A friend once described only being visible to her father when she spoke with him about his work, which was in science. Only when she failed her pre-med courses did she realize that she was on a path that wasn't hers, and began to focus full time on her art work, incurring the strong disapproval of her father. The tacit rule was, "I am happy to approve of you as long as you do what I want."
These tacit understandings are different in different families. In some, the parents' emotional needs dominate; in others, emotional needs are ignored completely. Unspoken patterns are set up for the benefit of the people with the most power, usually one or both parents. Appeals based on guilt, shame, devotion, duty, responsibility can all be used to manipulate and coerce children to maintain such tacit patterns, leaving little room for the child to have and express his or her own feelings and needs.
Some parents only know how to feel close and connected through their wounds and their pain. they unconsciously want their children to feel their pain with them and, sometimes, to carry it for them. A subtle entraining may take place between parent and child--wholly beneath the conscious awareness and intention of the parent--in which the child learns to tune in to the emotional needs of the parent, often without anything being said. Rather than the parent being empathic and compassionate, the child takes on that role and is expected to empathize with the parent's feelings, troubles, and stresses. The child becomes predominantly "other-oriented," acting as the parent's confidant, a sympathetic ear. The child's own feelings, needs desires get buried. The son may become a "good boy," the daughter and "good girl," at the expense of their own feelings, their own inner selves.
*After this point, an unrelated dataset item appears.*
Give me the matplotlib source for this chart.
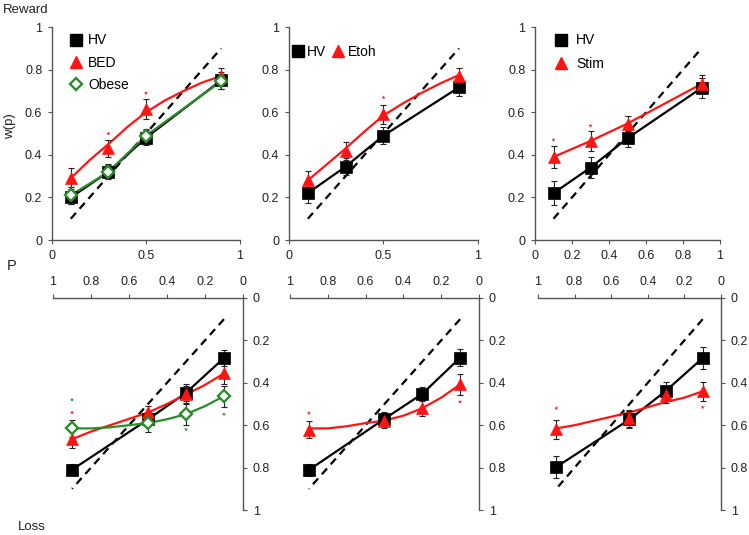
import numpy as np
import matplotlib.pyplot as plt
from matplotlib.lines import Line2D
from matplotlib.ticker import FuncFormatter

plt.rcParams['font.family'] = ['Liberation Sans', 'DejaVu Sans']
plt.rcParams['font.size'] = 9

RED = '#ff1414'
GREEN = '#2a8c2a'
GREY = '#555555'

# probabilities used in the task
p = [0.1, 0.3, 0.5, 0.9]
# grid the fitted curves were read on
p_fit = [0.1, 0.2, 0.3, 0.4, 0.5, 0.6, 0.7, 0.8, 0.9]
diag = [0.1, 0.9]

# ---- reward (top row) ----
rw_hv1 = [0.20, 0.32, 0.48, 0.75]
rw_hv1_err = [0.03, 0.03, 0.035, 0.04]
rw_bed = [0.29, 0.43, 0.615, 0.77]
rw_bed_err = [0.05, 0.04, 0.045, 0.04]
rw_bed_fit = [0.29, 0.375, 0.45, 0.53, 0.60, 0.655, 0.70, 0.74, 0.77]
rw_obese = [0.21, 0.32, 0.49, 0.745]
rw_obese_err = [0.04, 0.035, 0.03, 0.035]

rw_hv2 = [0.22, 0.345, 0.49, 0.717]
rw_hv2_err = [0.045, 0.04, 0.04, 0.04]
rw_etoh = [0.28, 0.418, 0.59, 0.77]
rw_etoh_err = [0.045, 0.04, 0.045, 0.04]
rw_etoh_fit = [0.28, 0.355, 0.43, 0.51, 0.585, 0.64, 0.69, 0.735, 0.775]

rw_hv3 = [0.22, 0.34, 0.478, 0.714]
rw_hv3_err = [0.055, 0.05, 0.04, 0.045]
rw_stim = [0.39, 0.465, 0.547, 0.733]
rw_stim_err = [0.05, 0.045, 0.035, 0.04]

# ---- loss (bottom row) ----
ls_hv1 = [0.283, 0.447, 0.573, 0.81]
ls_hv1_err = [0.04, 0.04, 0.03, 0.025]
ls_bed = [0.356, 0.453, 0.54, 0.666]
ls_bed_err = [0.05, 0.04, 0.03, 0.04]
ls_bed_fit = [0.356, 0.41, 0.455, 0.50, 0.54, 0.57, 0.60, 0.63, 0.666]
ls_obese = [0.463, 0.548, 0.59, 0.615]
ls_obese_err = [0.05, 0.05, 0.04, 0.04]
ls_obese_fit = [0.463, 0.51, 0.548, 0.572, 0.59, 0.60, 0.61, 0.615, 0.615]

ls_hv2 = [0.282, 0.452, 0.57, 0.811]
ls_hv2_err = [0.04, 0.03, 0.03, 0.03]
ls_etoh = [0.408, 0.52, 0.578, 0.622]
ls_etoh_err = [0.05, 0.035, 0.035, 0.04]
ls_etoh_fit = [0.408, 0.47, 0.52, 0.555, 0.578, 0.59, 0.605, 0.615, 0.615]

ls_hv3 = [0.283, 0.437, 0.573, 0.797]
ls_hv3_err = [0.05, 0.04, 0.04, 0.05]
ls_stim = [0.44, 0.456, 0.568, 0.62]
ls_stim_err = [0.045, 0.04, 0.04, 0.045]
ls_stim_fit = [0.44, 0.47, 0.49, 0.515, 0.54, 0.56, 0.58, 0.60, 0.615]

# significance stars (x, y, colour)
stars = {
    'rw1': ([0.3, 0.5], [0.50, 0.69], [RED, RED]),
    'rw2': ([0.5], [0.67], [RED]),
    'rw3': ([0.1, 0.3], [0.47, 0.537], [RED, RED]),
    'ls1': ([0.9, 0.9, 0.3, 0.1], [0.48, 0.54, 0.62, 0.548], [GREEN, RED, GREEN, GREEN]),
    'ls2': ([0.9, 0.1], [0.543, 0.49], [RED, RED]),
    'ls3': ([0.9, 0.1], [0.52, 0.515], [RED, RED]),
}

fig = plt.figure(figsize=(7.49, 5.35), dpi=100)
fmt = FuncFormatter(lambda v, pos: '%g' % round(v, 2))


def style(ax, top_row, xticks):
    ax.set_xlim(0, 1)
    ax.set_ylim(0, 1)
    ax.set_xticks(xticks)
    ax.set_yticks([0, 0.2, 0.4, 0.6, 0.8, 1])
    ax.xaxis.set_major_formatter(fmt)
    ax.yaxis.set_major_formatter(fmt)
    for s in ax.spines.values():
        s.set_color(GREY)
        s.set_linewidth(1.0)
    if top_row:
        ax.spines['top'].set_visible(False)
        ax.spines['right'].set_visible(False)
    else:
        ax.invert_xaxis()
        ax.invert_yaxis()
        ax.spines['bottom'].set_visible(False)
        ax.spines['left'].set_visible(False)
        ax.xaxis.tick_top()
        ax.yaxis.tick_right()
    ax.tick_params(direction='out', length=3, width=0.8, color=GREY,
                   labelcolor='#222222', labelsize=9, pad=4)
    ax.set_facecolor('none')


def draw(ax, series, star_key):
    ax.plot(diag, diag, ls=(0, (3.5, 2.5)), color='black', lw=1.6, zorder=2)
    for xs, ys, col in series['lines']:
        ax.plot(xs, ys, color=col, lw=1.6, zorder=3)
    for ys, err, col, mk, ms, fill in series['points']:
        ax.errorbar(p, ys, yerr=err, fmt='none', ecolor='#222222', elinewidth=0.8,
                    capsize=2, capthick=0.8, zorder=4)
        ax.plot(p, ys, ls='none', marker=mk, ms=ms, color=col,
                mfc=fill, mec=col, mew=1.7 if fill == 'white' else 0.5, zorder=5)
    sx, sy, sc = stars[star_key]
    ax.scatter(sx, sy, marker='*', s=10, c=sc, linewidths=0, zorder=6)


sq = dict(marker='s', color='black', ls='none', ms=8)
tri = dict(marker='^', color=RED, ls='none', ms=9)
dia = dict(marker='D', color=GREEN, mfc='white', mew=1.7, ls='none', ms=6)

top_pos = [(0.0694, 0.5514, 0.251, 0.398), (0.3858, 0.5514, 0.2523, 0.398),
           (0.7143, 0.5514, 0.247, 0.398)]
bot_pos = [(0.0708, 0.0467, 0.2536, 0.3963), (0.3872, 0.0467, 0.2523, 0.3963),
           (0.7183, 0.0467, 0.2443, 0.3963)]

# top left: HV / BED / Obese
ax = fig.add_axes(top_pos[0])
style(ax, True, [0, 0.5, 1])
draw(ax, {'lines': [(p, rw_hv1, 'black'), (p_fit, rw_bed_fit, RED), (p, rw_obese, GREEN)],
          'points': [(rw_hv1, rw_hv1_err, 'black', 's', 8, 'black'),
                     (rw_bed, rw_bed_err, RED, '^', 9, RED),
                     (rw_obese, rw_obese_err, GREEN, 'D', 6, 'white')]}, 'rw1')
ax.legend([Line2D([], [], **sq), Line2D([], [], **tri), Line2D([], [], **dia)],
          ['HV', 'BED', 'Obese'], loc='upper left', bbox_to_anchor=(0.09, 0.97),
          frameon=False, handlelength=1.0, handletextpad=0.4, labelspacing=0.6,
          borderpad=0, borderaxespad=0, fontsize=10)

# top middle: HV / Etoh
ax = fig.add_axes(top_pos[1])
style(ax, True, [0, 0.5, 1])
draw(ax, {'lines': [(p, rw_hv2, 'black'), (p_fit, rw_etoh_fit, RED)],
          'points': [(rw_hv2, rw_hv2_err, 'black', 's', 8, 'black'),
                     (rw_etoh, rw_etoh_err, RED, '^', 9, RED)]}, 'rw2')
ax.legend([Line2D([], [], **sq), Line2D([], [], **tri)], ['HV', 'Etoh'],
          loc='upper left', bbox_to_anchor=(0.02, 0.915), ncol=2, frameon=False,
          handlelength=0.8, handletextpad=0.25, columnspacing=0.45,
          borderpad=0, borderaxespad=0, fontsize=10)

# top right: HV / Stim
ax = fig.add_axes(top_pos[2])
style(ax, True, [0, 0.2, 0.4, 0.6, 0.8, 1])
draw(ax, {'lines': [(p, rw_hv3, 'black'), (p, rw_stim, RED)],
          'points': [(rw_hv3, rw_hv3_err, 'black', 's', 8, 'black'),
                     (rw_stim, rw_stim_err, RED, '^', 9, RED)]}, 'rw3')
ax.legend([Line2D([], [], **sq), Line2D([], [], **tri)], ['HV', 'Stim'],
          loc='upper left', bbox_to_anchor=(0.105, 0.97), frameon=False,
          handlelength=1.0, handletextpad=0.55, labelspacing=0.7,
          borderpad=0, borderaxespad=0, fontsize=10)

# bottom left
ax = fig.add_axes(bot_pos[0])
style(ax, False, [0, 0.2, 0.4, 0.6, 0.8, 1])
draw(ax, {'lines': [(p, ls_hv1, 'black'), (p_fit, ls_bed_fit, RED), (p_fit, ls_obese_fit, GREEN)],
          'points': [(ls_hv1, ls_hv1_err, 'black', 's', 8, 'black'),
                     (ls_bed, ls_bed_err, RED, '^', 9, RED),
                     (ls_obese, ls_obese_err, GREEN, 'D', 6, 'white')]}, 'ls1')

# bottom middle
ax = fig.add_axes(bot_pos[1])
style(ax, False, [0, 0.2, 0.4, 0.6, 0.8, 1])
draw(ax, {'lines': [(p, ls_hv2, 'black'), (p_fit, ls_etoh_fit, RED)],
          'points': [(ls_hv2, ls_hv2_err, 'black', 's', 8, 'black'),
                     (ls_etoh, ls_etoh_err, RED, '^', 9, RED)]}, 'ls2')

# bottom right
ax = fig.add_axes(bot_pos[2])
style(ax, False, [0, 0.2, 0.4, 0.6, 0.8, 1])
draw(ax, {'lines': [(p, ls_hv3, 'black'), (p_fit, ls_stim_fit, RED)],
          'points': [(ls_hv3, ls_hv3_err, 'black', 's', 8, 'black'),
                     (ls_stim, ls_stim_err, RED, '^', 9, RED)]}, 'ls3')

# figure labels
fig.text(0.004, 0.981, 'Reward', fontsize=9.5, va='center', ha='left', color='#222222')
fig.text(0.014, 0.765, 'w(p)', fontsize=9.5, va='center', ha='center', rotation=90, color='#222222')
fig.text(0.016, 0.503, 'P', fontsize=10.5, va='center', ha='center', color='#222222')
fig.text(0.043, 0.015, 'Loss', fontsize=9.5, va='center', ha='center', color='#222222')

fig.savefig('out.png', dpi=100)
The only other choice they may feel they have in order to hold on to who they are is to do something extreme, such as reject their parents completely, get into self-destructive behaviors, run away, or become isolated and remote.
Children have to develop their own sense of self before they can be aware of other in a balanced and healthy way. They need to know how they feel, what they need, what they want. They also need to learn how to communicate appropriately in this domain, and to feel a sympathetic emotional responsiveness from those around them. As we have seen, this is a major responsibility of parents: to actually behave as adults, and respond to and meet the needs of their children.
When this happens, over time children naturally learn to be more aware of other people. They begin to experience what it means to engage in dialogue and have a sense of "the other." They speak, the other listens; the other speaks, they listen. Hopefully, they begin to have direct experiences of reciprocity. Through having their feelings and needs listened to, responded to, and by being able to put their trust in others, they develop the skills needed to have full, reciprocal relationships of their own. In general, this takes some time to develop. For some children, it may be a process, unfolding over many years. For others, it may happen at an early age.
When children feel the latitude and safety to say how they really feel and how they really see things, it is only natural that they will challenge their parents a lot. One of the most frustrating things for us in our family has been our children's skill and certain ages in turning any situation around and making us into the bad guys--making it our fault--making us wrong. being able to acknowledge their own involvement and responsibility takes children a long time, and a lot of patience on the part of parents.